Un mundo subterráneo de seres marginales, pero contado sin patetismo, puebla los cuentos de El asesino de chanchos, segundo libro de narrativa del cordobés Luciano Lamberti.
› Por Juan Pablo Bertazza
En la nueva narrativa argentina –también conocida como joven– hay cosas para rescatar y, al menos, un gran lapsus, un olvido que cuenta con pocas excepciones: algo que podría llamarse aristofobia, una resistencia a hablar de las clases altas, de familias adineradas y cómodas; como si se hubiera engendrado un mandato ineludible: no hablar de los ricos, de sus miserias. La mayoría de las nuevas novelas y relatos se centran en el mundo de la marginalidad, los bajos fondos de la sociedad. El problema, en todo caso, es cuando se escribe de manera ajena, impostada, inverosímil. El asesino de chanchos, flamante libro de cuentos del cordobés Luciano Lamberti, entra y no entra en esa categoría. Se trata de otro libro sobre mundos pobres y marginales, pero a la vez constituye una obra singular porque lo hace de manera inteligente y rotunda. Tal como adelanta su epígrafe del Libro de Job (“Dios hace sufrir a quienes ama”), se planta firme en las arenas movedizas de la paradoja: haciendo empleo de un realismo crudo que no carece de complejidad literaria ni trasfondos poéticos y de escenarios donde lo rural se mezcla con lo urbano, Lamberti se implica, se ensucia en el barro de aquello sobre lo que escribe pero consigue no salpicar su literatura con discursos panfletarios o reduccionismos morales.

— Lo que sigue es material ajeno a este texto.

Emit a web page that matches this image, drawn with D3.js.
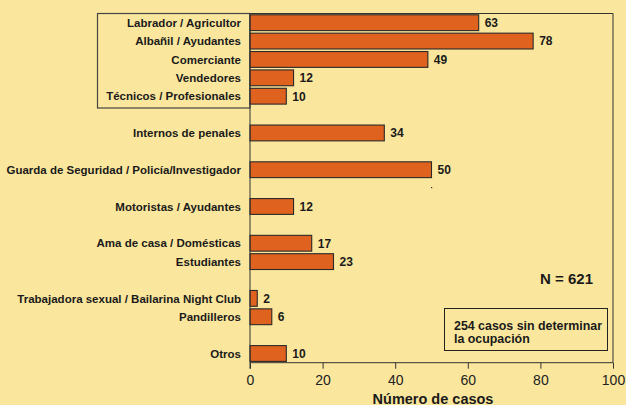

A su vez, en una frase que prácticamente se cae del libro, dicha por el misterioso sanador del último relato, puede rastrearse uno de los principios fundamentales de los relatos: “Todo lo que pasa es inevitable. Lo que pasó no puede volver a pasar, no puede ser arreglado de ninguna forma”. Justamente porque no hay posibilidad de reparación, resulta tan impactante cómo estos cuentos condensan y exhiben las posibilidades que no pudieron ni podrán ser, a partir de permanentes simetrías. Es así que rastrojeros, sierras cordobesas, chanchos, rayos de luz, antenas e iniciales de nombres se van repitiendo en los relatos aunque con funciones ligeramente distintas: lo que en un caso constituye la irrupción de la muerte, en otro caso significa el hartazgo de la vida; historias que se repiten primero como tragedia y después como drama.
Los personajes que atraviesan estos cuentos suelen cargar, de hecho, con una tragedia que no siempre se menciona, que los paraliza dentro de su permanente errancia, y contra la cual no parece haber redención posible, más allá de la esperanza débil y horizontal que puede generar un final abierto: un desocupado depresivo que llega al extremo de que su familia le arregle una cita amorosa y aun así tiene que ver cómo un rival se queda con la presa; un hijo que al morir su padre decide ir a conocer a su familia paralela para caer en un triángulo amoroso junto a su medio hermano (lo cual reproduce hasta el infinito la trampa de su padre); un albañil que sólo tiene como compañía a un perro al que, volviendo al epígrafe, lo aporrea porque lo quiere; un viajero incorregible que, mientras se obsesiona con un asesino que mezcla la sangre de sus víctimas con la de los chanchos, demuestra que es incapaz de hacer valer su deseo de monogamia en una casa donde reina el amor libre.
Al igual que esa libertad casi imposible que encuentran sus personajes una vez que se vuelven esclavos de su pasado y su presente, los de El asesino de chanchos son cuentos sin moraleja que, no obstante, dejan un surco y marcan un camino.